Judge Dismisses Claims Against UMBC, Baltimore County in Sexual Assault Case
The lawsuit alleges Baltimore County officials have discrimined against women through witness intimidation and the destruction of evidence.
A federal judge has thrown out most claims in a lawsuit filed by five women over how University of Maryland officials and Baltimore County authorities handled their alleged sexual assaults.
The women said they were assaulted by University of Maryland, Baltimore County (UMBC) students between 2014 and 2017 and allege unfair treatment of female sexual assault victims in Baltimore County, reports The Baltimore Sun. The women claim the county has discriminated against women through “witness intimidation and destruction of evidence,” including the alleged destruction of 650 rape kits by county police between 2010 and 2018.
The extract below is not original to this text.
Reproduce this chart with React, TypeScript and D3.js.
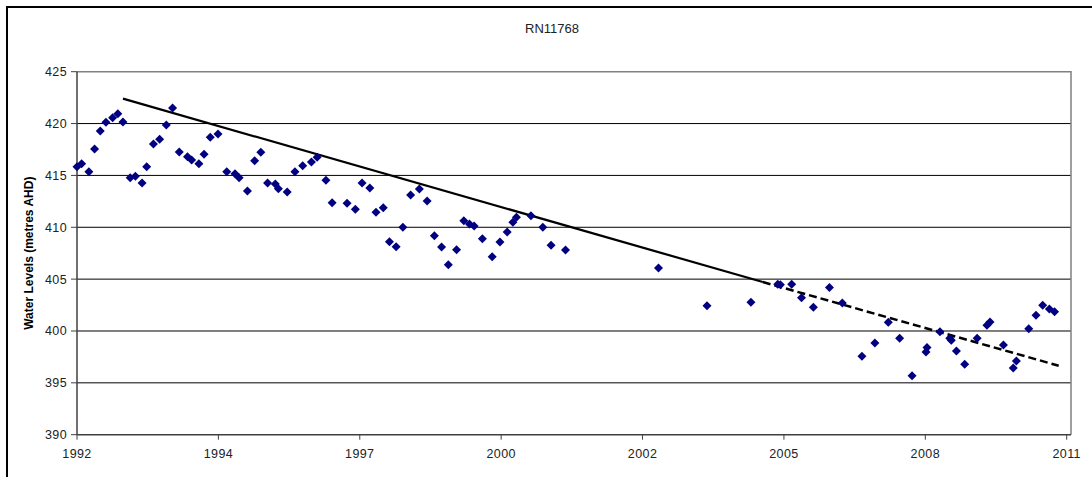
import React from 'react'
import * as d3 from 'd3'

// observation dates (decimal years) and water levels (m AHD)
const obsYears = [
  1992.0, 1992.09, 1992.23, 1992.34, 1992.45, 1992.56, 1992.69, 1992.79, 1992.89,
  1993.03, 1993.13, 1993.26, 1993.35, 1993.48, 1993.6, 1993.73, 1993.85, 1993.98,
  1994.14, 1994.22, 1994.36, 1994.46, 1994.58, 1994.73, 1994.9, 1995.06, 1995.14,
  1995.3, 1995.44, 1995.56, 1995.69, 1995.84, 1995.9, 1996.07, 1996.22, 1996.37,
  1996.54, 1996.65, 1996.82, 1996.94, 1997.23, 1997.39, 1997.52, 1997.67, 1997.79,
  1997.93, 1998.05, 1998.18, 1998.31, 1998.46, 1998.63, 1998.78, 1998.92, 1999.06,
  1999.19, 1999.35, 1999.49, 1999.6, 1999.69, 1999.85, 2000.04, 2000.19, 2000.33,
  2000.44, 2000.51, 2000.79, 2001.02, 2001.18, 2001.46, 2003.26, 2004.2, 2005.05,
  2005.57, 2005.62, 2005.84, 2006.03, 2006.26, 2006.57, 2006.82, 2007.2, 2007.45,
  2007.71, 2007.93, 2008.17, 2008.44, 2008.46, 2008.71, 2008.9, 2008.93, 2009.03,
  2009.19, 2009.43, 2009.62, 2009.68, 2009.94, 2010.13, 2010.19, 2010.43, 2010.57,
  2010.7, 2010.83, 2010.93,
]
const levels = [
  415.84, 416.13, 415.36, 417.55, 419.28, 420.12, 420.57, 420.95, 420.15,
  414.78, 414.92, 414.27, 415.84, 418.03, 418.48, 419.86, 421.5, 417.26,
  416.8, 416.49, 416.13, 417.04, 418.68, 418.99, 415.36, 415.17, 414.78,
  413.5, 416.42, 417.23, 414.27, 414.17, 413.72, 413.4, 415.36, 415.94,
  416.29, 416.75, 414.53, 412.37, 412.31, 411.73, 414.27, 413.79, 411.44,
  411.89, 408.61, 408.13, 410.01, 413.11, 413.69, 412.53, 409.19, 408.1,
  406.39, 407.84, 410.63, 410.32, 410.12, 408.9, 407.16, 408.58, 409.54,
  410.48, 410.96, 411.12, 410.0, 408.26, 407.81, 406.07, 402.44, 402.77,
  404.5, 404.46, 404.5, 403.21, 402.28, 404.19, 402.7, 397.57, 398.84,
  400.85, 399.3, 395.68, 397.98, 398.41, 399.93, 399.31, 399.1, 398.07,
  396.79, 399.31, 400.56, 400.87, 398.65, 396.43, 397.11, 400.22, 401.51,
  402.48, 402.12, 401.85,
]

// trend lines: [start, end]
const trendYears = [1992.89, 2005.28]
const trendLevels = [422.4, 404.72]
const dashYears = [2005.28, 2011.01]
const dashLevels = [404.72, 396.65]

const yTicks = [390, 395, 400, 405, 410, 415, 420, 425]
const xTickLabels = ['1992', '1994', '1997', '2000', '2002', '2005', '2008', '2011']

const title = 'RN11768'
const yLabel = 'Water Levels (metres AHD)'

const origin = Date.UTC(1992, 0, 1)
const toDate = (yr: number) => new Date(origin + (yr - 1992) * 365.25 * 864e5)

function App() {
  const width = 1092
  const height = 477
  const plot = { left: 77, top: 71.7, right: 1071, bottom: 434.7 }
  const font = 'Arial, "Liberation Sans", sans-serif'

  // Excel-style date axis: a tick every 1000 days
  const start = new Date(origin)
  const end = d3.utcDay.offset(start, 7000)
  const x = d3.scaleUtc().domain([start, end]).range([plot.left, 1066.7])
  const y = d3.scaleLinear().domain([390, 425]).range([plot.bottom, plot.top])
  const xTicks = xTickLabels.map((_, i) => d3.utcDay.offset(start, i * 1000))

  const points = obsYears.map((yr, i) => ({ d: toDate(yr), v: levels[i] }))
  const line = d3
    .line<[number, number]>()
    .x(d => x(toDate(d[0])))
    .y(d => y(d[1]))

  const diamond = 'M 0 -4.5 L 4.5 0 L 0 4.5 L -4.5 0 Z'

  return (
    <div style={{ position: 'absolute', left: 0, top: 0 }}>
      <svg width={width} height={height} style={{ display: 'block', fontFamily: font }}>
        <rect x={0} y={0} width={width} height={height} fill="#fff" />
        {/* chart area border, cut off at the right and bottom */}
        <rect x={7} y={7} width={width + 20} height={height + 20} fill="none" stroke="#000" strokeWidth={2} />

        <text x={552} y={32.5} textAnchor="middle" fontSize={13} fill="#222">{title}</text>

        {/* gridlines */}
        {yTicks.slice(1, -1).map(t => (
          <line key={t} x1={plot.left} x2={plot.right} y1={y(t)} y2={y(t)} stroke="#000" strokeWidth={1} />
        ))}
        {/* plot area border (top and right) */}
        <path
          d={`M ${plot.left} ${plot.top} H ${plot.right} V ${plot.bottom}`}
          fill="none"
          stroke="#808080"
          strokeWidth={1.5}
        />

        {/* axes */}
        <line x1={plot.left} x2={plot.left} y1={plot.top} y2={plot.bottom} stroke="#404040" strokeWidth={1.5} />
        <line x1={plot.left} x2={plot.right} y1={plot.bottom} y2={plot.bottom} stroke="#404040" strokeWidth={1.5} />
        {yTicks.map(t => (
          <g key={t} transform={`translate(0 ${y(t)})`}>
            <line x1={plot.left - 6} x2={plot.left} stroke="#404040" strokeWidth={1} />
            <text x={67} dy="0.35em" textAnchor="end" fontSize={12.5} letterSpacing={0.4} fill="#222">{t}</text>
          </g>
        ))}
        {xTicks.map((t, i) => (
          <g key={i} transform={`translate(${x(t)} 0)`}>
            <line y1={plot.bottom} y2={plot.bottom + 5} stroke="#404040" strokeWidth={1} />
            <text y={457.5} textAnchor="middle" fontSize={12.5} letterSpacing={0.4} fill="#222">{xTickLabels[i]}</text>
          </g>
        ))}

        <text
          transform={`translate(33 ${(plot.top + plot.bottom) / 2}) rotate(-90)`}
          textAnchor="middle"
          fontSize={12}
          fontWeight="bold"
          fill="#000"
        >
          {yLabel}
        </text>

        {/* trend lines */}
        <path
          d={line(trendYears.map((yr, i) => [yr, trendLevels[i]]) as [number, number][]) ?? ''}
          fill="none"
          stroke="#000"
          strokeWidth={2.2}
        />
        <path
          d={line(dashYears.map((yr, i) => [yr, dashLevels[i]]) as [number, number][]) ?? ''}
          fill="none"
          stroke="#000"
          strokeWidth={2.5}
          strokeDasharray="8 4"
        />

        {/* observations */}
        {points.map((p, i) => (
          <path key={i} d={diamond} transform={`translate(${x(p.d)} ${y(p.v)})`} fill="#000080" />
        ))}
      </svg>
    </div>
  )
}

export default App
The women also accused UMBC and its police of failing to make accurate public reports of sexual assault “in order to conceal these crimes and shield male perpetrators from prosecution.”
Last week, U.S. District Judge Deborah Chasanow dismissed all claims against the university and the county, ruling that the lawsuit “fails to state a viable claim.” Last year, Chasanow dismissed a previous version of the lawsuit, stating it was an “overambitious pleading” and that the women did not show they had a case on various claims. She allowed the plaintiffs to re-file within 21 days, which they did, according to The Retriever.
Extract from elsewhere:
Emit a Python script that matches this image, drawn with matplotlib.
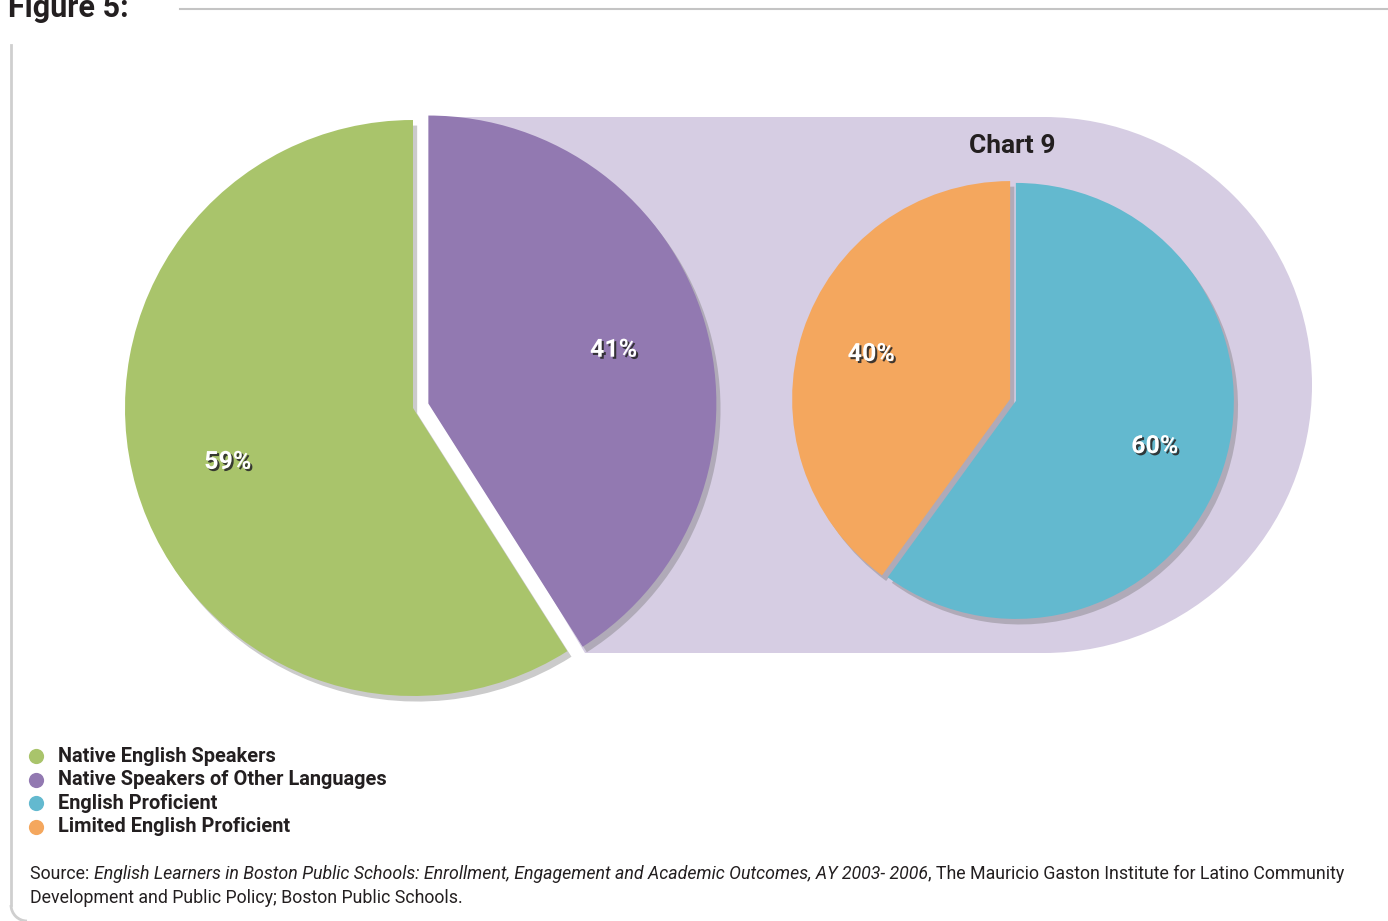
import matplotlib
matplotlib.use("Agg")
import matplotlib.pyplot as plt
from matplotlib import patheffects as pe
from matplotlib.patches import Wedge, Arc, Polygon

# canvas size in pixels (image coords, y down)
W, H = 1388, 921

# left pie: all students
left_labels = ["Native English Speakers", "Native Speakers of Other Languages"]
left_values = [59, 41]
left_colors = ["#a9c46b", "#9279b1"]

# right pie (Chart 9): native speakers of other languages
right_labels = ["Limited English Proficient", "English Proficient"]
right_values = [40, 60]
right_colors = ["#f4a75e", "#63b9cf"]

legend_labels = ["Native English Speakers", "Native Speakers of Other Languages",
                 "English Proficient", "Limited English Proficient"]
legend_colors = ["#a9c46b", "#9279b1", "#63b9cf", "#f4a75e"]

source_line1 = [("Source: ", "normal"),
                ("English Learners in Boston Public Schools: Enrollment, Engagement and "
                 "Academic Outcomes, AY 2003- 2006", "italic"),
                (", The Mauricio Gaston Institute for Latino Community", "normal")]
source_line2 = "Development and Public Policy; Boston Public Schools."

plt.rcParams['font.family'] = ['Roboto', 'DejaVu Sans']
dark = "#231f20"


def Y(y):
    return H - y


fig = plt.figure(figsize=(13.88, 9.21), dpi=100)
ax = fig.add_axes([0, 0, 1, 1])
r = fig.canvas.get_renderer()


def width_at10(txt, **kw):
    t = ax.text(0, 0, txt, fontsize=10, **kw)
    w = t.get_window_extent(renderer=r).width
    t.remove()
    return w


# lavender band joining the two pies (left edge hidden behind the purple slice)
lav = "#d6cde3"
band = [(440, 117), (1044, 117), (1044, 653), (585, 653), (440, 410)]
ax.add_patch(Polygon([(x, Y(y)) for x, y in band], closed=True, color=lav, lw=0, zorder=0))
ax.add_patch(Wedge((1044, Y(385)), 268, -90, 90, color=lav, lw=0, zorder=0))

shadow = [pe.SimplePatchShadow(offset=(3, -4), shadow_rgbFace="#6a6a6a", alpha=0.35),
          pe.Normal()]
label_fx = [pe.withSimplePatchShadow(offset=(1.5, -1.5), shadow_rgbFace="#2a2a2a", alpha=0.9)]
pct_props = dict(color="white", fontsize=18, fontweight="bold")

wl, tl, al = ax.pie(left_values, colors=left_colors, startangle=90, counterclock=True,
                    center=(413, Y(408)), radius=288, explode=[0, 16],
                    autopct="%.0f%%", pctdistance=0.67, textprops=pct_props,
                    wedgeprops=dict(linewidth=0, path_effects=shadow))
wr, tr, ar = ax.pie(right_values, colors=right_colors, startangle=90, counterclock=True,
                    center=(1013, Y(400)), radius=218, explode=[3, 3],
                    autopct="%.0f%%", pctdistance=0.67, textprops=pct_props,
                    wedgeprops=dict(linewidth=0, path_effects=shadow))
for t in al + ar:
    t.set_path_effects(label_fx)

# fix the pixel frame now, so later text measurements use final transforms
ax.set_xlim(0, W)
ax.set_ylim(0, H)
ax.set_aspect("auto")
ax.axis("off")

ax.text(1012, Y(146), "Chart 9", ha="center", va="center", fontsize=19,
        fontweight="bold", color=dark)

# legend, sized so the longest entry spans about the same width as the original
leg_fs = 10 * 330 / width_at10(legend_labels[1], fontweight="bold")
for i, (lab, col) in enumerate(zip(legend_labels, legend_colors)):
    yy = Y(756 + i * 23.5)
    ax.scatter([36], [yy], s=120, color=col, lw=0, zorder=3)
    ax.text(58, yy, lab, va="center", ha="left", fontsize=leg_fs, fontweight="bold", color=dark)

# frame and heading
ax.plot([180, W], [Y(9), Y(9)], color="#c4c4c4", lw=1.5)
ax.plot([11, 11], [Y(45), Y(905)], color="#cfcfcf", lw=2)
ax.add_patch(Arc((27, Y(905)), 32, 32, theta1=180, theta2=270, color="#cfcfcf", lw=2))
ax.text(8, Y(17), "Figure 5:", fontsize=22, fontweight="bold", va="baseline", color=dark)

# source note, pieces placed one after another
src_fs = 10 * 1313 / sum(width_at10(t, style=s) for t, s in source_line1)
x = 30
for txt, style in source_line1:
    t = ax.text(x, Y(874), txt, fontsize=src_fs, style=style, color=dark, va="center")
    bb = t.get_window_extent(renderer=r)
    x = ax.transData.inverted().transform((bb.x1, bb.y0))[0]
ax.text(30, Y(898), source_line2, fontsize=src_fs, color=dark, va="center")

fig.savefig("out.png", dpi=100)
The one claim Chasanow ruled could move forward was regarding a First Amendment issue. One of the women claims two county police detectives and State’s Attorney Scott Shellenberger violated her First Amendment rights by trying to keep her from filing charges on her own after they declined to prosecute her case. State law allows individuals to apply for charges with a District Court commissioner.
According to the woman, Shellenberger and others in his office ordered detectives to tell her to stop going to the commissioner’s office or she would face criminal charges. She alleges detectives showed up at her home and her grandmother answered the door.
“Having police show up at one’s house and pose demanding questions to one’s grandmother as to one’s whereabouts, receiving repeated calls as to the same, and attempting to track one down while in class would collectively chill a person of ordinary firmness from attempting to refile a criminal complaint,” Chasanow wrote.
Chasanow also said Shellenberger only told the detectives to stop after the woman’s lawyer got involved.
“These allegations support a plausible inference that the Defendants only ordered the officers to back off once they realized their illegally intimidating tactics would be discovered by her attorney,” she wrote.
In addition to Shellenberger, individuals named in the lawsuit included UMBC President Freeman Hrabowski, university police chief Paul Dillon, and two former county police chiefs, Terrence Sheridan and James Johnson.